> Brief: List each line of the data that holds the word "this".
● ● ● ● ●
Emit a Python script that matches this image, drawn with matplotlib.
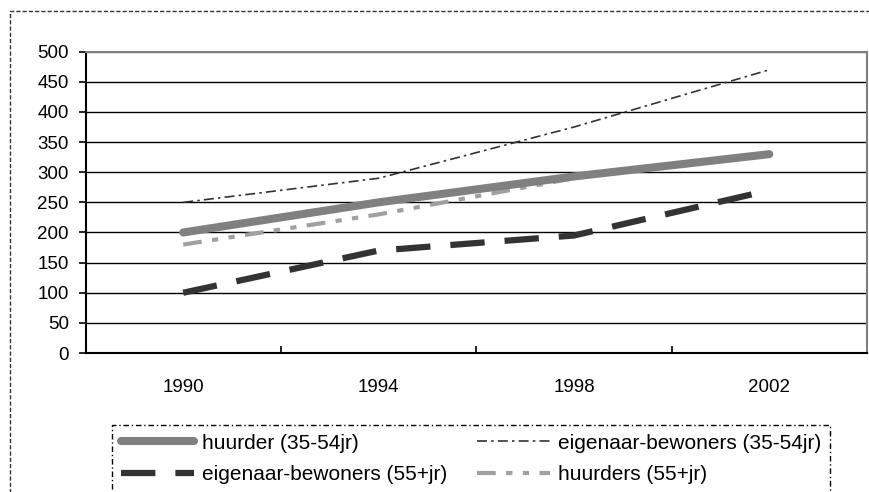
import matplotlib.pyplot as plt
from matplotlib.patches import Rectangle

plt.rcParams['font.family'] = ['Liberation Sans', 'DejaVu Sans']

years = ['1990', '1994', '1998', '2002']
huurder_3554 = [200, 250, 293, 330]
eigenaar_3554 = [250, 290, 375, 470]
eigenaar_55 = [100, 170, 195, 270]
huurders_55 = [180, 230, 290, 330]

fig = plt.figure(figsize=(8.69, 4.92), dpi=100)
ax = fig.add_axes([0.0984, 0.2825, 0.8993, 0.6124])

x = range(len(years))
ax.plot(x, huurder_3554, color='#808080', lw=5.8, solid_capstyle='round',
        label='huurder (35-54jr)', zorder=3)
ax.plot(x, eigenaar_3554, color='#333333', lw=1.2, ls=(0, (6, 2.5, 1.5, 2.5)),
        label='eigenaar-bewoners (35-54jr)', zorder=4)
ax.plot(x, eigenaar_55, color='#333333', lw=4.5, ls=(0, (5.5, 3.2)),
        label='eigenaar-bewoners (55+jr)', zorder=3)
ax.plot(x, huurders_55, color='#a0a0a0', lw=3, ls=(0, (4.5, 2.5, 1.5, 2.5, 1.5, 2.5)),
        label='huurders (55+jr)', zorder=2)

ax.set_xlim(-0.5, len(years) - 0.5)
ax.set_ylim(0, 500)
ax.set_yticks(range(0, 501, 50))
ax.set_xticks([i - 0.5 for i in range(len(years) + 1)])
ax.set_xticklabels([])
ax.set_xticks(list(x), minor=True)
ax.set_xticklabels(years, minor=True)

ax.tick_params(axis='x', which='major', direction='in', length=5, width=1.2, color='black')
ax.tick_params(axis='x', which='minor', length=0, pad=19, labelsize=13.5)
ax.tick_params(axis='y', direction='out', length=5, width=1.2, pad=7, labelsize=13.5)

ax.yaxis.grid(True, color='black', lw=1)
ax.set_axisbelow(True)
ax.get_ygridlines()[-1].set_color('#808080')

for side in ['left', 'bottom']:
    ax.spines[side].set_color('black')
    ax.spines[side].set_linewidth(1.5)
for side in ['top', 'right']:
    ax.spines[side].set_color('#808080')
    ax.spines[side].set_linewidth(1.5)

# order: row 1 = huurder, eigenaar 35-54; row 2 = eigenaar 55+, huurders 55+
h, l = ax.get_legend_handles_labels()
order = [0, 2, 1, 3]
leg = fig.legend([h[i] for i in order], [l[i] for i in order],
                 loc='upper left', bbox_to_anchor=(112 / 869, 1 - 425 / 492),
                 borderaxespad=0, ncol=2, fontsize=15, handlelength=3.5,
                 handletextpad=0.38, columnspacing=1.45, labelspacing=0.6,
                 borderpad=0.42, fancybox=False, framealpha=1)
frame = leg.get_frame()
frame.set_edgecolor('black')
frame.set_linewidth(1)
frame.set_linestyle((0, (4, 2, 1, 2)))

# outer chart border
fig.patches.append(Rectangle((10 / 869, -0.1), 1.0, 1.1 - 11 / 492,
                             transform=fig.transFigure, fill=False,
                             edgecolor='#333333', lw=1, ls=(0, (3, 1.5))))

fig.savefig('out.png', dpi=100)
● ● ● ● ●
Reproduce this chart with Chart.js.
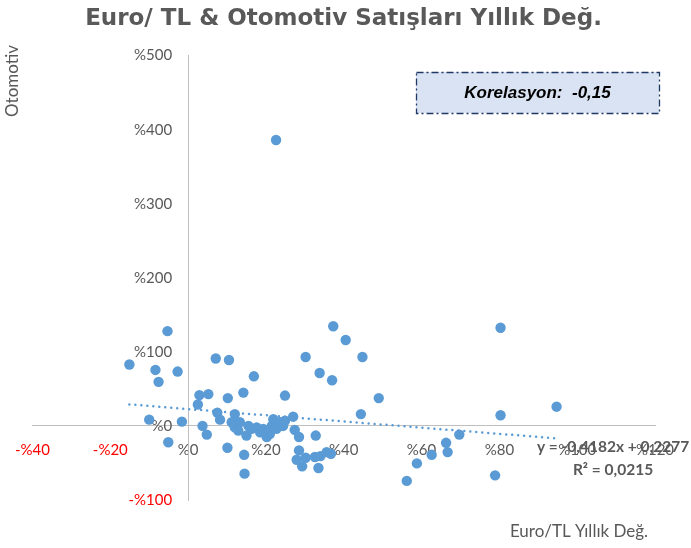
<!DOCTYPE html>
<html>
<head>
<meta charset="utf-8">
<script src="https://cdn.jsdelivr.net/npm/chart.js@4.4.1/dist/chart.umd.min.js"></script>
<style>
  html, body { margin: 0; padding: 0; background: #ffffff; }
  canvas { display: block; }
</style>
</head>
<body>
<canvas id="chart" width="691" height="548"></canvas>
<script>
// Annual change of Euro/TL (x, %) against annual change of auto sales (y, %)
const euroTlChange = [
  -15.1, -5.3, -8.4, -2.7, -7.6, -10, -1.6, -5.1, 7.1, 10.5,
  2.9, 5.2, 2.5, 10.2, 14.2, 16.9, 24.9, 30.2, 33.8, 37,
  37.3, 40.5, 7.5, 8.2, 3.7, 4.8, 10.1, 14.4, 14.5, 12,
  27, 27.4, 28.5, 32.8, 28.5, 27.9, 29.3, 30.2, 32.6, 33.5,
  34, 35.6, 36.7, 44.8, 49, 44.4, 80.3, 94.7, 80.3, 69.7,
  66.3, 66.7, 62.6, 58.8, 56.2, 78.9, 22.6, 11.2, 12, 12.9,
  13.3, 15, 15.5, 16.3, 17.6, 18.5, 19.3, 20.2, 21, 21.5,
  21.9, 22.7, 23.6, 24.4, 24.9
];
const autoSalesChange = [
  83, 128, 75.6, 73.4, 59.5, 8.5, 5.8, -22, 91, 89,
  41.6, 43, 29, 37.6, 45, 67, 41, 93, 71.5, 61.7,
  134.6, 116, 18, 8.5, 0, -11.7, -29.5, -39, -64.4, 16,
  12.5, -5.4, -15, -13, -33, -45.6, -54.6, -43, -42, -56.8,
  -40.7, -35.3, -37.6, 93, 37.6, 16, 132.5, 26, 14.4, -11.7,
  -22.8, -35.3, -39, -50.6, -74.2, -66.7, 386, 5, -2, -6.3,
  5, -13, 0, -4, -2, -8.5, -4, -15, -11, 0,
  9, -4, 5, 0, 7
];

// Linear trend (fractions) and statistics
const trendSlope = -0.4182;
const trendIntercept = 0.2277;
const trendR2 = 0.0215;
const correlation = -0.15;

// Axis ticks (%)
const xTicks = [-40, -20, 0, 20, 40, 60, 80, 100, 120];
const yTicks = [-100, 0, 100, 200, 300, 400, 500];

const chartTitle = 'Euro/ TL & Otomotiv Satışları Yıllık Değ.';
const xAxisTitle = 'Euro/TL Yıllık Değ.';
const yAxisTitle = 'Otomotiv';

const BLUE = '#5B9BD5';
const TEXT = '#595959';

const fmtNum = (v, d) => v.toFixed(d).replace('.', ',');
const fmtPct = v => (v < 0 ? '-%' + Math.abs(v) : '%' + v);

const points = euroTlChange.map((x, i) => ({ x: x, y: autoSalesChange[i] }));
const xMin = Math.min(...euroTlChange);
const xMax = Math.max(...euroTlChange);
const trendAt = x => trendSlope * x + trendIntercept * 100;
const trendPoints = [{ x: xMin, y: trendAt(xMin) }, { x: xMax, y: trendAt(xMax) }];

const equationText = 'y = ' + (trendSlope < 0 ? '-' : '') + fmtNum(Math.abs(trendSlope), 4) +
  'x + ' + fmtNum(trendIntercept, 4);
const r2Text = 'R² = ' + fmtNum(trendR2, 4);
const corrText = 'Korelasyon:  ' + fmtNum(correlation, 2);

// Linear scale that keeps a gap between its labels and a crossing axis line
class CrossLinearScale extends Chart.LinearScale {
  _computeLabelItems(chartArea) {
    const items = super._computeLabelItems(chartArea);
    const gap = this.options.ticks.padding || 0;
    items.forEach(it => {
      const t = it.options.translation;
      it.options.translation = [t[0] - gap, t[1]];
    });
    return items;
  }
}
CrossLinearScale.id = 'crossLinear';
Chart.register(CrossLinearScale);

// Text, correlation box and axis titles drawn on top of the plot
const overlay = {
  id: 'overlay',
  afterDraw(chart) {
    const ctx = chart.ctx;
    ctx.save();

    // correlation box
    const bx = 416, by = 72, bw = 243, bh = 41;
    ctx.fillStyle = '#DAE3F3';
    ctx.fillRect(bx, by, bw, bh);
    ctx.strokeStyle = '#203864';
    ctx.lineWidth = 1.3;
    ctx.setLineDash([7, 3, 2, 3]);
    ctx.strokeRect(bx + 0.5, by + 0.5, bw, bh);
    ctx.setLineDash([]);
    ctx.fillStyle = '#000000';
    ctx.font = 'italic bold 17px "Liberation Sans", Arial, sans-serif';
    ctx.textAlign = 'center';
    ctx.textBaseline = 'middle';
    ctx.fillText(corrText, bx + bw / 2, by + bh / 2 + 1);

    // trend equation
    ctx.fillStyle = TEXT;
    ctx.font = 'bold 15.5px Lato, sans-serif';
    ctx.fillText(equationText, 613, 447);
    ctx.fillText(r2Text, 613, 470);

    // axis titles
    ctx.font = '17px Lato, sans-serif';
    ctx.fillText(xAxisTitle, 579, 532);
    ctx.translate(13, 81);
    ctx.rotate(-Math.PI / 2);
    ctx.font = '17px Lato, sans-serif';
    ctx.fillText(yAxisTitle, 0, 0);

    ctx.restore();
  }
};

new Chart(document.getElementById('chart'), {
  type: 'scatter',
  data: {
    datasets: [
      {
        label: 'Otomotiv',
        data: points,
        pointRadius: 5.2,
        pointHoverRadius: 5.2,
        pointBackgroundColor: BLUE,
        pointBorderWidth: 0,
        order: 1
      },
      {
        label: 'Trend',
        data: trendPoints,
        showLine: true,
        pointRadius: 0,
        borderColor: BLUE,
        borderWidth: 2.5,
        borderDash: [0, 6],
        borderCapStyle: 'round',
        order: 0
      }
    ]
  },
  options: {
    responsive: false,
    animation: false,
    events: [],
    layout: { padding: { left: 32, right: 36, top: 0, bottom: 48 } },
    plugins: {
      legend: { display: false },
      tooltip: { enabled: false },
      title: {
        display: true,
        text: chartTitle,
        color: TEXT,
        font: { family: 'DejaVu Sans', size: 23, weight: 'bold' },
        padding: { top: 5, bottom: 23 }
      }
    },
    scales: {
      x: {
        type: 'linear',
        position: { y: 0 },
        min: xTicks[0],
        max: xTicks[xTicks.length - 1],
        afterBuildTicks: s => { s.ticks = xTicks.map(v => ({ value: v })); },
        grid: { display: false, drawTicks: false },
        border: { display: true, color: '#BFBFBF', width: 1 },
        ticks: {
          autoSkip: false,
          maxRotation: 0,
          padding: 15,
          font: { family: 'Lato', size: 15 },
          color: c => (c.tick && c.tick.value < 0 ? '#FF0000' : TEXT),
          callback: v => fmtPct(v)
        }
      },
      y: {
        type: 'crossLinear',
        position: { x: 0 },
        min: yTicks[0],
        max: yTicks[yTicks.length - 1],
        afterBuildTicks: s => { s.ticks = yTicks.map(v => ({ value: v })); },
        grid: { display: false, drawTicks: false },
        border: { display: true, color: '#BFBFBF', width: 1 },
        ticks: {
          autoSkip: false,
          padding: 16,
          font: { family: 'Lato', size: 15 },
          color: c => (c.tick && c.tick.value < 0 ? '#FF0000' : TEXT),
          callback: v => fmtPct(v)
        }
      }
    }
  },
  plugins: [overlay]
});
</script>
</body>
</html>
● ● ● ● ●
> Right answer:
Emit a Python script that matches this image, drawn with matplotlib.
Reproduce this chart with Chart.js.
    const gap = this.options.ticks.padding || 0;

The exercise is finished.